▸ **GIVEN TASK**
Print nothing but the lines from the start of the listing below through the line that contains "const xLabels = ['12ᵗʰ". Do not include the pictures.

▸ **DATA BLOCK**
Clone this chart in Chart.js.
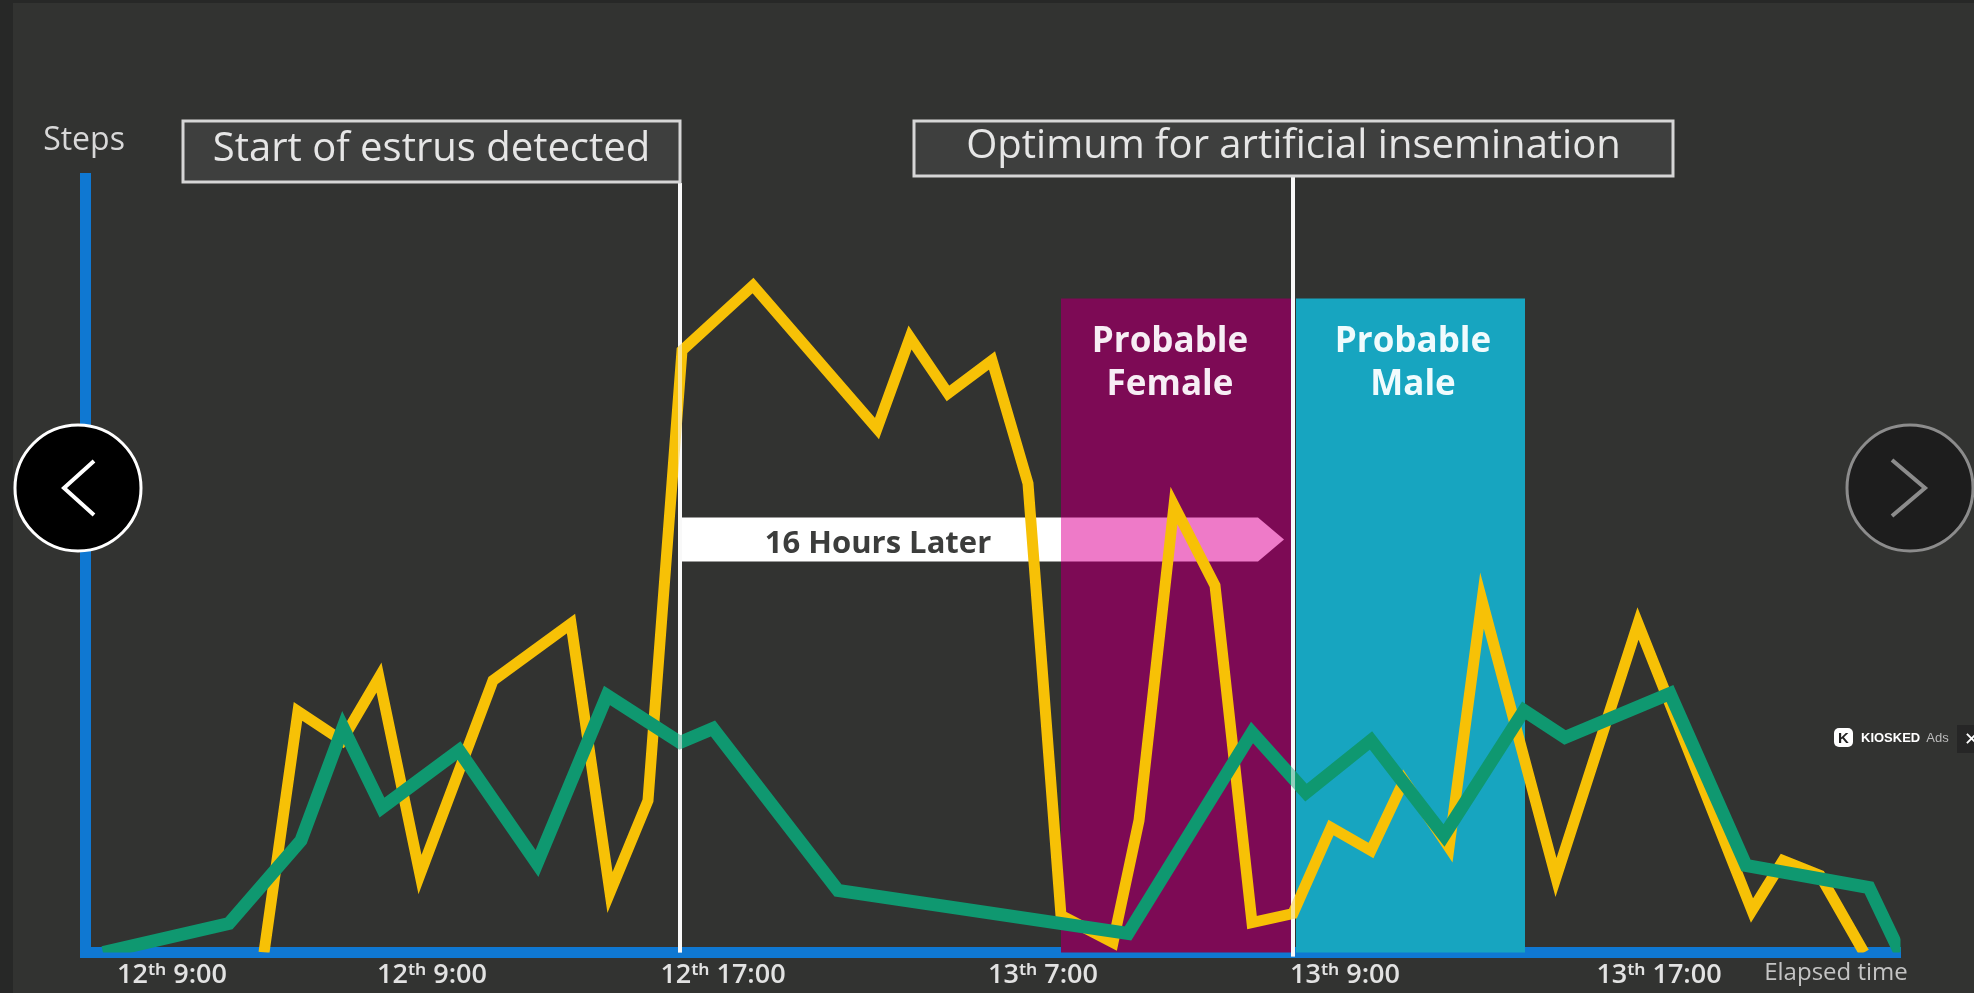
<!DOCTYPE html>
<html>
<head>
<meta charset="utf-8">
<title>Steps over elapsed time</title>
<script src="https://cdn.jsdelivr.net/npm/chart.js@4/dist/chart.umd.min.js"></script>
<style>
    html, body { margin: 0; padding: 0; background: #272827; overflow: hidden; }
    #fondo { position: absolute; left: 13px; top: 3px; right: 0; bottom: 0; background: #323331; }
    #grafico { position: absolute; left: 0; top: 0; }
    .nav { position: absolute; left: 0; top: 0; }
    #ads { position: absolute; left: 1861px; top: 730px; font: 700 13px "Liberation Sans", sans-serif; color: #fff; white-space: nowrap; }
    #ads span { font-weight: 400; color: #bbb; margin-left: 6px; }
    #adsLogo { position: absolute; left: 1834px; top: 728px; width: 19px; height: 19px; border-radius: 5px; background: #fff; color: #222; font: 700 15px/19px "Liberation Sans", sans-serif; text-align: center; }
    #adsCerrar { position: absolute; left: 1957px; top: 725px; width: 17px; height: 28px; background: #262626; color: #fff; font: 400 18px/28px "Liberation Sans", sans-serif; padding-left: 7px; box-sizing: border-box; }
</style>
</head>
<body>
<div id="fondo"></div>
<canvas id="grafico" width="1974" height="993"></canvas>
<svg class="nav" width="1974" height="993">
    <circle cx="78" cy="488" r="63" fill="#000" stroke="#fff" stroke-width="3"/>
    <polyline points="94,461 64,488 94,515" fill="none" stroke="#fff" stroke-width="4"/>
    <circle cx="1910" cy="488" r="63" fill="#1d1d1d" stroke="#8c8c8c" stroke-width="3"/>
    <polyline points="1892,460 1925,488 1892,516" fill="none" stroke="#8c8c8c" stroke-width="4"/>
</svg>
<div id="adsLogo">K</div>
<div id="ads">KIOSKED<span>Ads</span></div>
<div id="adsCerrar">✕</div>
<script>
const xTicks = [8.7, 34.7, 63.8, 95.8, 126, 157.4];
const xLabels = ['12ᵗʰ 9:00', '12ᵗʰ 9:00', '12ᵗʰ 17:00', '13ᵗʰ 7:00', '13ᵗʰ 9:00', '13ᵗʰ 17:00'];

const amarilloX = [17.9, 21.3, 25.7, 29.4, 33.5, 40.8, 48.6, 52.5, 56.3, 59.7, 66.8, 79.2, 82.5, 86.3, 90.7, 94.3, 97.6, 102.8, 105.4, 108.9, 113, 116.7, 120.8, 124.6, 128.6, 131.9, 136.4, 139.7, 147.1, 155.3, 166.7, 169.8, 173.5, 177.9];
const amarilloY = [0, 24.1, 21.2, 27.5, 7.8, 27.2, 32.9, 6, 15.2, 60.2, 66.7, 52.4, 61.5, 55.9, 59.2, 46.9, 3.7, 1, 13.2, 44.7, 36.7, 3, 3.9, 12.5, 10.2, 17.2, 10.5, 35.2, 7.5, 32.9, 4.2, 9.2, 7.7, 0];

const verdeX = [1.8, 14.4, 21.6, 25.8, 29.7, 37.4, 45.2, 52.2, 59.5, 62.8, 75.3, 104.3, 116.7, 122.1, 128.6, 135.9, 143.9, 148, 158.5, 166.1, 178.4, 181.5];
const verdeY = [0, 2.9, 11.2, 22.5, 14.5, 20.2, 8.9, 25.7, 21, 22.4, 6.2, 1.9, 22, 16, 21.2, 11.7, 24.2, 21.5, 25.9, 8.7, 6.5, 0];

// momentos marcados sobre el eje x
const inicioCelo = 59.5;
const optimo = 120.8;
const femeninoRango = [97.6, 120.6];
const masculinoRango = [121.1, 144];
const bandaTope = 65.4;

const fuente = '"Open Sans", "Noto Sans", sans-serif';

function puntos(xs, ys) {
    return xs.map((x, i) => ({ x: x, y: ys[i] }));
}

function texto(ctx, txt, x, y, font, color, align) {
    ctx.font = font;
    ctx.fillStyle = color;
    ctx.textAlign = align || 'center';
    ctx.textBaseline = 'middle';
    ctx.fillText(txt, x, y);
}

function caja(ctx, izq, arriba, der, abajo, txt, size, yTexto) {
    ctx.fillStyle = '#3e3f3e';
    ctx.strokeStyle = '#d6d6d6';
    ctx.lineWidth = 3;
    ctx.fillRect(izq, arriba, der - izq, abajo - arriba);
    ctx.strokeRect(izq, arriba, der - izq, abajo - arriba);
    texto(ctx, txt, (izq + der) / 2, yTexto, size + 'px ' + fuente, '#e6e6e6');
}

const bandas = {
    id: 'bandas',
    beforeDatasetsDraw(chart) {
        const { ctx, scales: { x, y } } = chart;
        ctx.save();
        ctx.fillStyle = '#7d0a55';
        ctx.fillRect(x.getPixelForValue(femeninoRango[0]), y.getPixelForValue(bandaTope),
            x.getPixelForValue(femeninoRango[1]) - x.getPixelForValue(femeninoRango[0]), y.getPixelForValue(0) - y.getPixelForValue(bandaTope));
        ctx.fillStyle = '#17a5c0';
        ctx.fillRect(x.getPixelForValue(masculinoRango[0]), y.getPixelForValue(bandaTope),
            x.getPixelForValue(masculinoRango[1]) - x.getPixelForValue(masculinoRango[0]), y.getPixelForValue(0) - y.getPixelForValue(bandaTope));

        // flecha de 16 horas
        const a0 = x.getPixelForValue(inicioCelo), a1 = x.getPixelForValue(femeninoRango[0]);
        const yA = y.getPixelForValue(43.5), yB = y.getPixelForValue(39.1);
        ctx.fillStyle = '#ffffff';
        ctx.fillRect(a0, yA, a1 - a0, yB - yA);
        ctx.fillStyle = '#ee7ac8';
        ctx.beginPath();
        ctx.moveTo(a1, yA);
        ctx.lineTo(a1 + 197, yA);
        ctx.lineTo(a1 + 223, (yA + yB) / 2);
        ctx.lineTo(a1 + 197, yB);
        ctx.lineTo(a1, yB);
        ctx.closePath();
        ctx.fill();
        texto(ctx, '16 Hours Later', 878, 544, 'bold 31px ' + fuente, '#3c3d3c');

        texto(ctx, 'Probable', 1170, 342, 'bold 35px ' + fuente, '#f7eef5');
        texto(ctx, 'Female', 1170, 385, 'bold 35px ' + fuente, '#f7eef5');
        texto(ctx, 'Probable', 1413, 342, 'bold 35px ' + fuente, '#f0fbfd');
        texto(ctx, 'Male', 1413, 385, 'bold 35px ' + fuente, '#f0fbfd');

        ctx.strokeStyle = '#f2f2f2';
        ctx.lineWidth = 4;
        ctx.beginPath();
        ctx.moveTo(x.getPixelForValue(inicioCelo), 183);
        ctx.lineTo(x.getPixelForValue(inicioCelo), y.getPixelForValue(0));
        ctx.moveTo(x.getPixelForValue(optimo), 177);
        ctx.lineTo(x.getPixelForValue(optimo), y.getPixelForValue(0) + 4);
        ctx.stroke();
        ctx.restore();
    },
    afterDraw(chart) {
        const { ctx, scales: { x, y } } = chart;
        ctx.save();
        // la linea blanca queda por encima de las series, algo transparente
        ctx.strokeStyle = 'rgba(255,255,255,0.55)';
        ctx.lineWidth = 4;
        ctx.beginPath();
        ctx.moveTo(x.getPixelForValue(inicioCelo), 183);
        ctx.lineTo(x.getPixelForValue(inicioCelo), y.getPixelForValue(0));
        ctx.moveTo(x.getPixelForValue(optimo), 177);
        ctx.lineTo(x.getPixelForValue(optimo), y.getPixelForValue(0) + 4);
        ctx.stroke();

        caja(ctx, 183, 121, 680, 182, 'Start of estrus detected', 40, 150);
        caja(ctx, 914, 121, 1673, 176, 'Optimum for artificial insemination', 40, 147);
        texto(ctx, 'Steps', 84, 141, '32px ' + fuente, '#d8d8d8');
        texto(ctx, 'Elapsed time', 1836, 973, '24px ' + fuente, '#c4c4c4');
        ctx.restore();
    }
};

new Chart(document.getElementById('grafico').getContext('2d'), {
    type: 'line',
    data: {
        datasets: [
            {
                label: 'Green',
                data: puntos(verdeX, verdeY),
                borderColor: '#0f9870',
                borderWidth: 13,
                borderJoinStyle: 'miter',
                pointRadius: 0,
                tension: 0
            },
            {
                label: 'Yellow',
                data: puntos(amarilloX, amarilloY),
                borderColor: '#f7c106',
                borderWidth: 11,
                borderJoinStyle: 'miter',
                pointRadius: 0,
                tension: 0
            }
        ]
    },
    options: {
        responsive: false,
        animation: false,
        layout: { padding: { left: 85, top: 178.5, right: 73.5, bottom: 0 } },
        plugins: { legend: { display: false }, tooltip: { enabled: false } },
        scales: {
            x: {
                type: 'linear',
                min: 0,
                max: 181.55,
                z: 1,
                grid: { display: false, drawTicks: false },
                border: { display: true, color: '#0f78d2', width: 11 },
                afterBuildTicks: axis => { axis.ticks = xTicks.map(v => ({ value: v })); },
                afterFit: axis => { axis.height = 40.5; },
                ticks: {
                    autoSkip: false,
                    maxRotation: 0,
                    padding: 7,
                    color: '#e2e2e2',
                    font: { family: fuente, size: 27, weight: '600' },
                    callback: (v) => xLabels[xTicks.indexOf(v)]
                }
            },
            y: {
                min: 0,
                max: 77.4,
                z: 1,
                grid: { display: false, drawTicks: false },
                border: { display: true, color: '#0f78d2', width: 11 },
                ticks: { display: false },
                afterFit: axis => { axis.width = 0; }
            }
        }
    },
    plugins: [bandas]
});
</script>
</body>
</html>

▸ **TASK SOLUTION**
Clone this chart in Chart.js.
<!DOCTYPE html>
<html>
<head>
<meta charset="utf-8">
<title>Steps over elapsed time</title>
<script src="https://cdn.jsdelivr.net/npm/chart.js@4/dist/chart.umd.min.js"></script>
<style>
    html, body { margin: 0; padding: 0; background: #272827; overflow: hidden; }
    #fondo { position: absolute; left: 13px; top: 3px; right: 0; bottom: 0; background: #323331; }
    #grafico { position: absolute; left: 0; top: 0; }
    .nav { position: absolute; left: 0; top: 0; }
    #ads { position: absolute; left: 1861px; top: 730px; font: 700 13px "Liberation Sans", sans-serif; color: #fff; white-space: nowrap; }
    #ads span { font-weight: 400; color: #bbb; margin-left: 6px; }
    #adsLogo { position: absolute; left: 1834px; top: 728px; width: 19px; height: 19px; border-radius: 5px; background: #fff; color: #222; font: 700 15px/19px "Liberation Sans", sans-serif; text-align: center; }
    #adsCerrar { position: absolute; left: 1957px; top: 725px; width: 17px; height: 28px; background: #262626; color: #fff; font: 400 18px/28px "Liberation Sans", sans-serif; padding-left: 7px; box-sizing: border-box; }
</style>
</head>
<body>
<div id="fondo"></div>
<canvas id="grafico" width="1974" height="993"></canvas>
<svg class="nav" width="1974" height="993">
    <circle cx="78" cy="488" r="63" fill="#000" stroke="#fff" stroke-width="3"/>
    <polyline points="94,461 64,488 94,515" fill="none" stroke="#fff" stroke-width="4"/>
    <circle cx="1910" cy="488" r="63" fill="#1d1d1d" stroke="#8c8c8c" stroke-width="3"/>
    <polyline points="1892,460 1925,488 1892,516" fill="none" stroke="#8c8c8c" stroke-width="4"/>
</svg>
<div id="adsLogo">K</div>
<div id="ads">KIOSKED<span>Ads</span></div>
<div id="adsCerrar">✕</div>
<script>
const xTicks = [8.7, 34.7, 63.8, 95.8, 126, 157.4];
const xLabels = ['12ᵗʰ 9:00', '12ᵗʰ 9:00', '12ᵗʰ 17:00', '13ᵗʰ 7:00', '13ᵗʰ 9:00', '13ᵗʰ 17:00'];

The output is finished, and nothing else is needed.